Retype only what runs from the beginning of the data through the line with "from bokeh.core.properties import value"; please omit the pictures and keep every line exact.

[Data entries]
## START

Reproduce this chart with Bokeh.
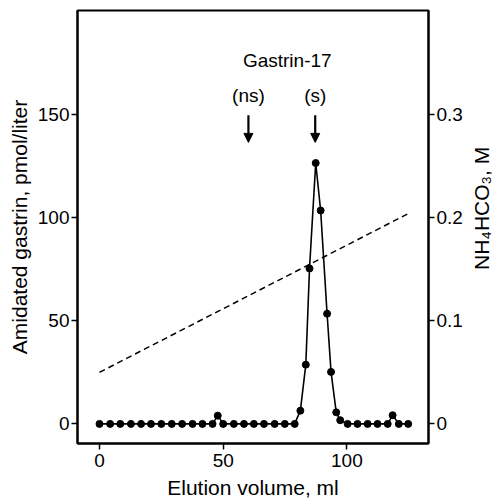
import math
from bokeh.plotting import figure
from bokeh.layouts import row
from bokeh.models import (Range1d, LinearAxis, FixedTicker, CustomJSTickFormatter,
                          Arrow, NormalHead, ColumnDataSource)
from bokeh.embed import file_html
from bokeh.resources import INLINE
from bokeh.core.properties import value

# ---- data ----
volume_ml = [0.0, 4.3, 8.4, 12.7, 16.8, 20.8, 25.0, 29.2, 33.4, 37.6, 41.6, 45.7,
             47.8, 50.0, 54.3, 58.4, 62.4, 66.5, 70.8, 74.9, 78.9, 81.2, 83.4,
             84.9, 87.4, 89.4, 92.0, 93.6, 95.7, 97.3, 100.3, 104.3, 108.4,
             112.4, 116.5, 118.5, 121.0, 124.8]
gastrin_pmol = [0, 0, 0, 0, 0, 0, 0, 0, 0, 0, 0, 0,
                4, 0, 0, 0, 0, 0, 0, 0, 0, 6.4, 28.7,
                75.3, 126.4, 103.4, 53.4, 25.2, 5.6, 1.8, 0, 0, 0,
                0, 0, 4.2, 0, 0]
gradient_ml = [0, 125]
gradient_M = [0.05, 0.204]
marker_labels = ["(ns)", "(s)"]
marker_ml = [60.2, 87.2]
peptide_label = ["Gastrin-17"]
peptide_ml = [75.9]
x_ticks = [0, 50, 100]
left_ticks = [0, 50, 100, 150]
right_ticks = [0, 0.1, 0.2, 0.3]
right_axis_title = ["NH\u2084HCO\u2083, M"]

FONT = "Liberation Sans"
FRAME_W, FRAME_H = 351, 433
SIDE_W, TOTAL_H = 28, 500

p = figure(frame_width=FRAME_W, frame_height=FRAME_H, output_backend="svg",
           toolbar_location=None,
           x_range=Range1d(-8.9, 133.0), y_range=Range1d(-9.5, 200.3),
           min_border_left=77, min_border_top=10, min_border_right=38,
           min_border_bottom=57)
p.extra_y_ranges = {"salt": Range1d(-9.5 / 500, 200.3 / 500)}

p.xgrid.visible = False
p.ygrid.visible = False
p.outline_line_color = "black"
p.outline_line_width = 2
p.background_fill_color = "white"
p.border_fill_color = "white"

# gradient (dashed)
p.line(gradient_ml, gradient_M, y_range_name="salt", line_dash="6 4",
       line_width=1.5, line_color="black")

# elution profile
p.line(volume_ml, gastrin_pmol, line_width=1.6, line_color="black")
p.scatter(volume_ml, gastrin_pmol, size=7, marker="circle",
          fill_color="black", line_color="black")

# arrows for standards
for xm in marker_ml:
    p.add_layout(Arrow(x_start=xm, y_start=149.5, x_end=xm, y_end=136.4,
                       line_width=2.2, line_color="black",
                       end=NormalHead(size=9, fill_color="black", line_color="black")))

src = ColumnDataSource(dict(x=marker_ml, y=[159, 159], t=marker_labels))
p.text(x="x", y="y", text="t", source=src, text_align="center",
       text_baseline="middle", text_font=value(FONT), text_font_size="19px",
       text_color="black")
src2 = ColumnDataSource(dict(x=peptide_ml, y=[176], t=peptide_label))
p.text(x="x", y="y", text="t", source=src2, text_align="center",
       text_baseline="middle", text_font=value(FONT), text_font_size="19px",
       text_color="black")

def style(ax, label_standoff, tick_standoff):
    ax.axis_line_color = "black"
    ax.axis_line_width = 2
    ax.major_tick_line_color = "black"
    ax.major_tick_line_width = 1.5
    ax.major_tick_out = 6
    ax.major_tick_in = 0
    ax.minor_tick_line_color = None
    ax.major_label_text_font = FONT
    ax.major_label_text_font_size = "19px"
    ax.major_label_text_color = "black"
    ax.axis_label_text_font = FONT
    ax.axis_label_text_font_size = "21px"
    ax.axis_label_text_font_style = "normal"
    ax.axis_label_text_color = "black"
    ax.major_label_standoff = tick_standoff
    ax.axis_label_standoff = label_standoff

p.xaxis.ticker = FixedTicker(ticks=x_ticks)
p.xaxis.axis_label = "Elution volume, ml"
style(p.xaxis[0], 6, 4)

p.yaxis.ticker = FixedTicker(ticks=left_ticks)
p.yaxis.axis_label = "Amidated gastrin, pmol/liter"
style(p.yaxis[0], 4, 2)

right = LinearAxis(y_range_name="salt", ticker=FixedTicker(ticks=right_ticks))
right.formatter = CustomJSTickFormatter(code="return tick == 0 ? '0' : tick.toFixed(1);")
style(right, 4, 2)
p.add_layout(right, "right")

# narrow strip holding the right-axis title, reading bottom-to-top
side = figure(width=SIDE_W, height=TOTAL_H, output_backend="svg",
              toolbar_location=None, x_range=Range1d(0, SIDE_W),
              y_range=Range1d(0, TOTAL_H), min_border=0)
side.axis.visible = False
side.grid.visible = False
side.outline_line_color = None
side.background_fill_color = "white"
side.border_fill_color = "white"
side.text(x=[15], y=[TOTAL_H - 229], text=right_axis_title, angle=math.pi / 2,
          text_align="center", text_baseline="middle", text_font=value(FONT),
          text_font_size="21px", text_color="black")

layout = row(p, side)
open("out.html", "w").write(file_html(layout, INLINE))
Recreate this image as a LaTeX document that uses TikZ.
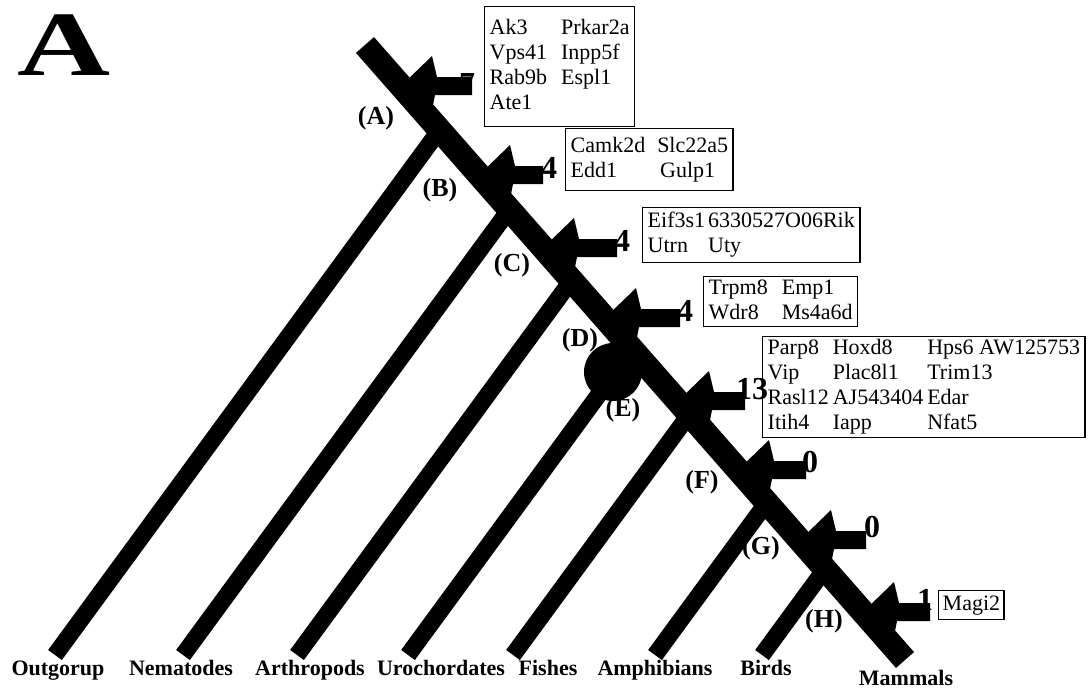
\documentclass[tikz,border=0pt]{standalone}
\usepackage{fontspec}
\setmainfont{Liberation Serif}
\newcommand\garrow[2]{\fill (#1) -- ++(31,-30) -- ++(5,21) -- ++({#2-36},0) -- ++(0,18) -- ++({34-#2},0) -- ++(-4,20) -- cycle;}
\begin{document}
\begin{tikzpicture}[x=1pt,y=-1pt,
  trunk/.style={line width=24pt},
  branch/.style={line width=17pt},
  genebox/.style={draw, line width=1.4pt, anchor=north west, inner xsep=5pt, inner ysep=0pt,
     font=\fontsize{22}{25}\selectfont},
  nodelab/.style={font=\bfseries\fontsize{26}{26}\selectfont, inner sep=0pt},
  taxon/.style={font=\bfseries\fontsize{22}{22}\selectfont, inner sep=0pt, anchor=base},
  count/.style={font=\bfseries\fontsize{32}{32}\selectfont, inner sep=0pt}
]
\useasboundingbox (0,0) rectangle (1089,689);
\fill[white] (0,0) rectangle (1089,689);

% big panel letter
\node[font=\bfseries\fontsize{92}{92}\selectfont, inner sep=0pt] (panel) at (64,45) {\scalebox{1.4}[1]{A}};

% junctions and trunk
\coordinate (top) at (365,45);
\coordinate (end) at (905,660);
\coordinate (jA) at (439.6,130);
\coordinate (jB) at (509.4,209.5);
\coordinate (jC) at (571.5,280.3);
\coordinate (jD) at (632.0,349.2);
\coordinate (jE) at (689.3,414.4);
\coordinate (jF) at (766.7,502.6);
\coordinate (jG) at (825.0,569.0);

\coordinate (bOut) at (55,655);
\coordinate (bNem) at (183,655);
\coordinate (bArt) at (297,655);
\coordinate (bUro) at (408,655);
\coordinate (bFis) at (513,655);
\coordinate (bAmp) at (655,655);
\coordinate (bBir) at (762,655);

\draw[branch] (bOut) -- (jA);
\draw[branch] (bNem) -- (jB);
\draw[branch] (bArt) -- (jC);
\draw[branch] (bUro) -- (jD);
\draw[branch] (bFis) -- (jE);
\draw[branch] (bAmp) -- (jF);
\draw[branch] (bBir) -- (jG);
\draw[trunk] (top) -- (end);
\node[circle, fill=black, minimum size=58pt, inner sep=0pt] (blob) at (613,372) {};

% counts (partly covered by arrow bars)
\node[count] (nA) at (467,84) {7};
\node[count] (nB) at (549,168) {4};
\node[count] (nC) at (622,241) {4};
\node[count] (nD) at (685,311) {4};
\node[count] (nE) at (752,389) {13};
\node[count] (nF) at (810,462) {0};
\node[count] (nG) at (872,527) {0};
\node[count] (nH) at (925,600) {1};

% arrows pointing at the trunk
\coordinate (tA) at (401,86);
\coordinate (tB) at (479,175);
\coordinate (tC) at (543,248);
\coordinate (tD) at (605,318);
\coordinate (tE) at (678,401);
\coordinate (tF) at (738,470);
\coordinate (tG) at (800,540);
\coordinate (tH) at (863,612);
\garrow{tA}{71}
\garrow{tB}{64}
\garrow{tC}{74}
\garrow{tD}{75}
\garrow{tE}{67}
\garrow{tF}{68}
\garrow{tG}{66}
\garrow{tH}{67}

% gene boxes
\node[genebox, minimum height=120pt] (box1) at (484,6)
  {\begin{tabular}{@{}l@{\hspace{14pt}}l@{}}Ak3 & Prkar2a\\ Vps41 & Inpp5f\\ Rab9b & Espl1\\ Ate1 & \end{tabular}};
\node[genebox, minimum height=62pt] (box2) at (565,128)
  {\begin{tabular}{@{}l@{\hspace{12pt}}l@{}}Camk2d & Slc22a5\\ Edd1 & \hspace{3pt}Gulp1\end{tabular}};
\node[genebox, minimum height=55pt] (box3) at (642,207)
  {\begin{tabular}{@{}l@{\hspace{3pt}}l@{}}Eif3s1 & 6330527O06Rik\\ Utrn & Uty\end{tabular}};
\node[genebox, minimum height=50pt] (box4) at (703,276)
  {\begin{tabular}{@{}l@{\hspace{14pt}}l@{}}Trpm8 & Emp1\\ Wdr8 & Ms4a6d\end{tabular}};
\node[genebox, minimum height=101pt] (box5) at (762,336)
  {\begin{tabular}{@{}l@{\hspace{4pt}}l@{\hspace{4pt}}l@{}}Parp8 & Hoxd8 & Hps6 AW125753\\ Vip & Plac8l1 & Trim13\\ Rasl12 & AJ543404 & Edar\\ Itih4 & Iapp & Nfat5\end{tabular}};
\node[genebox, inner xsep=4pt, minimum height=29pt] (box6) at (938,590) {Magi2};

% node labels
\node[nodelab] (lA) at (376,118) {(A)};
\node[nodelab] (lB) at (440,190) {(B)};
\node[nodelab] (lC) at (512,265) {(C)};
\node[nodelab] (lD) at (580,340) {(D)};
\node[nodelab] (lE) at (623,410) {(E)};
\node[nodelab] (lF) at (702,482) {(F)};
\node[nodelab] (lG) at (761,548) {(G)};
\node[nodelab] (lH) at (824,621) {(H)};

% taxa
\node[taxon] (xOut) at (58,675) {Outgorup};
\node[taxon] (xNem) at (181,675) {Nematodes};
\node[taxon] (xArt) at (310,675) {Arthropods};
\node[taxon] (xUro) at (441,675) {Urochordates};
\node[taxon] (xFis) at (548,675) {Fishes};
\node[taxon] (xAmp) at (655,675) {Amphibians};
\node[taxon] (xBir) at (766,675) {Birds};
\node[taxon] (xMam) at (906,685) {Mammals};
\end{tikzpicture}
\end{document}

## END

Completed task:
Reproduce this chart with Bokeh.
import math
from bokeh.plotting import figure
from bokeh.layouts import row
from bokeh.models import (Range1d, LinearAxis, FixedTicker, CustomJSTickFormatter,
                          Arrow, NormalHead, ColumnDataSource)
from bokeh.embed import file_html
from bokeh.resources import INLINE
from bokeh.core.properties import value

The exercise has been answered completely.